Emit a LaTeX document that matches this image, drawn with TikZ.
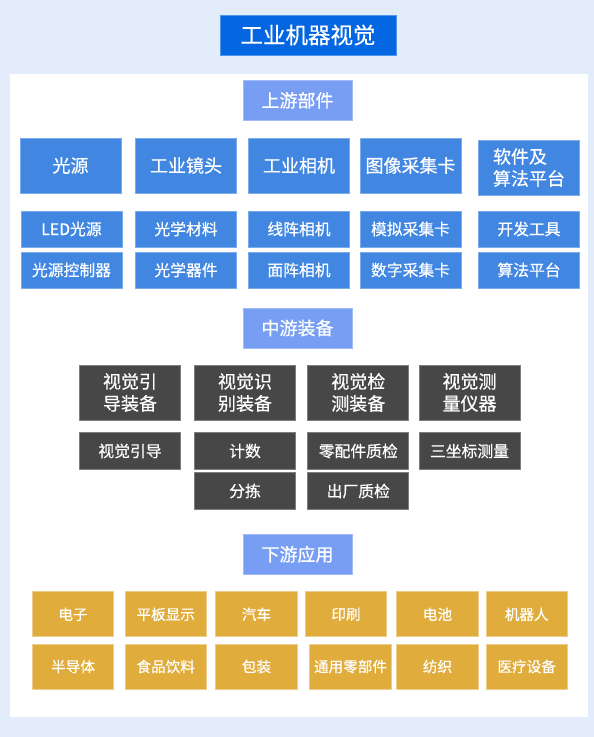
\documentclass[tikz,border=0pt]{standalone}
\usepackage{fontspec}
\setmainfont{Noto Sans CJK SC}[FakeBold=0.5]
\definecolor{bgblue}{HTML}{E3ECFA}
\definecolor{titleblue}{HTML}{0467E1}
\definecolor{headblue}{HTML}{789EF4}
\definecolor{boxblue}{HTML}{4187E2}
\definecolor{boxdark}{HTML}{474747}
\definecolor{boxgold}{HTML}{E0AC3B}
\tikzset{
  x=1pt, y=-1pt,
  base/.style={inner sep=0pt, outer sep=0pt, text=white, align=center, line width=0.8pt},
  titlebox/.style={base, fill=titleblue, draw=titleblue!70!white, minimum width=176pt, minimum height=40pt, font=\fontsize{22.5}{26}\selectfont},
  headbox/.style={base, fill=headblue, draw=headblue!70!white, minimum width=109pt, minimum height=40pt, font=\fontsize{18}{22}\selectfont},
  bluebig/.style={base, fill=boxblue, draw=boxblue!70!white, minimum width=101pt, minimum height=55pt, font=\fontsize{18}{22}\selectfont},
  bluesmall/.style={base, fill=boxblue, draw=boxblue!70!white, minimum width=101pt, minimum height=36pt, font=\fontsize{15.8}{20}\selectfont},
  darkbig/.style={base, fill=boxdark, draw=boxdark!70!white, minimum width=101pt, minimum height=55pt, font=\fontsize{18}{22}\selectfont},
  darksmall/.style={base, fill=boxdark, draw=boxdark!70!white, minimum width=101pt, minimum height=36.5pt, font=\fontsize{15.8}{20}\selectfont},
  goldbox/.style={base, fill=boxgold, draw=boxgold!60!white, minimum width=81.5pt, minimum height=45pt, font=\fontsize{14.6}{18}\selectfont},
}
\begin{document}
\begin{tikzpicture}
\fill[bgblue] (0,0) rectangle (594,737);
\useasboundingbox (0,0) rectangle (594,737);
\fill[white] (9.5,74) rectangle (588,717);

\node[titlebox] (title) at (308,35) {工业机器视觉};

% upstream
\node[headbox] (up) at (297.5,100.3) {上游部件};
\node[bluebig] (u11) at (70.5,165.5) {光源};
\node[bluebig] (u12) at (186,165.5) {工业镜头};
\node[bluebig] (u13) at (299,165.5) {工业相机};
\node[bluebig] (u14) at (410.5,165.5) {图像采集卡};
\node[bluebig, align=left] (u15) at (529,167.5) {软件及\\算法平台};
\node[bluesmall] (u21) at (71.5,229) {LED光源};
\node[bluesmall] (u22) at (186,229) {光学材料};
\node[bluesmall] (u23) at (299,229) {线阵相机};
\node[bluesmall] (u24) at (410.5,229) {模拟采集卡};
\node[bluesmall] (u25) at (529,229) {开发工具};
\node[bluesmall] (u31) at (71.5,270) {光源控制器};
\node[bluesmall] (u32) at (186,270) {光学器件};
\node[bluesmall] (u33) at (299,270) {面阵相机};
\node[bluesmall] (u34) at (410.5,270) {数字采集卡};
\node[bluesmall] (u35) at (529,270) {算法平台};

% midstream
\node[headbox] (mid) at (297.5,328) {中游装备};
\node[darkbig, align=left] (m11) at (130,392.5) {视觉引\\导装备};
\node[darkbig, align=left] (m12) at (245,392.5) {视觉识\\别装备};
\node[darkbig, align=left] (m13) at (358.3,392.5) {视觉检\\测装备};
\node[darkbig, align=left] (m14) at (469.5,392.5) {视觉测\\量仪器};
\node[darksmall] (m21) at (130,451) {视觉引导};
\node[darksmall] (m22) at (245,451) {计数};
\node[darksmall] (m23) at (358.3,451) {零配件质检};
\node[darksmall] (m24) at (469.5,451) {三坐标测量};
\node[darksmall] (m32) at (245,491) {分拣};
\node[darksmall] (m33) at (358.3,491) {出厂质检};

% downstream
\node[headbox] (down) at (297.5,554.3) {下游应用};
\node[goldbox] (d11) at (73,614.3) {电子};
\node[goldbox] (d12) at (165.7,614.3) {平板显示};
\node[goldbox] (d13) at (256.5,614.3) {汽车};
\node[goldbox] (d14) at (346,614.3) {印刷};
\node[goldbox] (d15) at (437.5,614.3) {电池};
\node[goldbox] (d16) at (526.7,614.3) {机器人};
\node[goldbox] (d21) at (73,666.5) {半导体};
\node[goldbox] (d22) at (165.7,666.5) {食品饮料};
\node[goldbox] (d23) at (256.5,666.5) {包装};
\node[goldbox] (d24) at (350.5,666.5) {通用零部件};
\node[goldbox] (d25) at (437.5,666.5) {纺织};
\node[goldbox] (d26) at (526.7,666.5) {医疗设备};
\end{tikzpicture}
\end{document}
......
Copy out all of the material exactly as written, without its pictures.

== SOLUTION BELOW ==
Emit a LaTeX document that matches this image, drawn with TikZ.
\documentclass[tikz,border=0pt]{standalone}
\usepackage{fontspec}
\setmainfont{Noto Sans CJK SC}[FakeBold=0.5]
\definecolor{bgblue}{HTML}{E3ECFA}
\definecolor{titleblue}{HTML}{0467E1}
\definecolor{headblue}{HTML}{789EF4}
\definecolor{boxblue}{HTML}{4187E2}
\definecolor{boxdark}{HTML}{474747}
\definecolor{boxgold}{HTML}{E0AC3B}
\tikzset{
  x=1pt, y=-1pt,
  base/.style={inner sep=0pt, outer sep=0pt, text=white, align=center, line width=0.8pt},
  titlebox/.style={base, fill=titleblue, draw=titleblue!70!white, minimum width=176pt, minimum height=40pt, font=\fontsize{22.5}{26}\selectfont},
  headbox/.style={base, fill=headblue, draw=headblue!70!white, minimum width=109pt, minimum height=40pt, font=\fontsize{18}{22}\selectfont},
  bluebig/.style={base, fill=boxblue, draw=boxblue!70!white, minimum width=101pt, minimum height=55pt, font=\fontsize{18}{22}\selectfont},
  bluesmall/.style={base, fill=boxblue, draw=boxblue!70!white, minimum width=101pt, minimum height=36pt, font=\fontsize{15.8}{20}\selectfont},
  darkbig/.style={base, fill=boxdark, draw=boxdark!70!white, minimum width=101pt, minimum height=55pt, font=\fontsize{18}{22}\selectfont},
  darksmall/.style={base, fill=boxdark, draw=boxdark!70!white, minimum width=101pt, minimum height=36.5pt, font=\fontsize{15.8}{20}\selectfont},
  goldbox/.style={base, fill=boxgold, draw=boxgold!60!white, minimum width=81.5pt, minimum height=45pt, font=\fontsize{14.6}{18}\selectfont},
}
\begin{document}
\begin{tikzpicture}
\fill[bgblue] (0,0) rectangle (594,737);
\useasboundingbox (0,0) rectangle (594,737);
\fill[white] (9.5,74) rectangle (588,717);

\node[titlebox] (title) at (308,35) {工业机器视觉};

% upstream
\node[headbox] (up) at (297.5,100.3) {上游部件};
\node[bluebig] (u11) at (70.5,165.5) {光源};
\node[bluebig] (u12) at (186,165.5) {工业镜头};
\node[bluebig] (u13) at (299,165.5) {工业相机};
\node[bluebig] (u14) at (410.5,165.5) {图像采集卡};
\node[bluebig, align=left] (u15) at (529,167.5) {软件及\\算法平台};
\node[bluesmall] (u21) at (71.5,229) {LED光源};
\node[bluesmall] (u22) at (186,229) {光学材料};
\node[bluesmall] (u23) at (299,229) {线阵相机};
\node[bluesmall] (u24) at (410.5,229) {模拟采集卡};
\node[bluesmall] (u25) at (529,229) {开发工具};
\node[bluesmall] (u31) at (71.5,270) {光源控制器};
\node[bluesmall] (u32) at (186,270) {光学器件};
\node[bluesmall] (u33) at (299,270) {面阵相机};
\node[bluesmall] (u34) at (410.5,270) {数字采集卡};
\node[bluesmall] (u35) at (529,270) {算法平台};

% midstream
\node[headbox] (mid) at (297.5,328) {中游装备};
\node[darkbig, align=left] (m11) at (130,392.5) {视觉引\\导装备};
\node[darkbig, align=left] (m12) at (245,392.5) {视觉识\\别装备};
\node[darkbig, align=left] (m13) at (358.3,392.5) {视觉检\\测装备};
\node[darkbig, align=left] (m14) at (469.5,392.5) {视觉测\\量仪器};
\node[darksmall] (m21) at (130,451) {视觉引导};
\node[darksmall] (m22) at (245,451) {计数};
\node[darksmall] (m23) at (358.3,451) {零配件质检};
\node[darksmall] (m24) at (469.5,451) {三坐标测量};
\node[darksmall] (m32) at (245,491) {分拣};
\node[darksmall] (m33) at (358.3,491) {出厂质检};

% downstream
\node[headbox] (down) at (297.5,554.3) {下游应用};
\node[goldbox] (d11) at (73,614.3) {电子};
\node[goldbox] (d12) at (165.7,614.3) {平板显示};
\node[goldbox] (d13) at (256.5,614.3) {汽车};
\node[goldbox] (d14) at (346,614.3) {印刷};
\node[goldbox] (d15) at (437.5,614.3) {电池};
\node[goldbox] (d16) at (526.7,614.3) {机器人};
\node[goldbox] (d21) at (73,666.5) {半导体};
\node[goldbox] (d22) at (165.7,666.5) {食品饮料};
\node[goldbox] (d23) at (256.5,666.5) {包装};
\node[goldbox] (d24) at (350.5,666.5) {通用零部件};
\node[goldbox] (d25) at (437.5,666.5) {纺织};
\node[goldbox] (d26) at (526.7,666.5) {医疗设备};
\end{tikzpicture}
\end{document}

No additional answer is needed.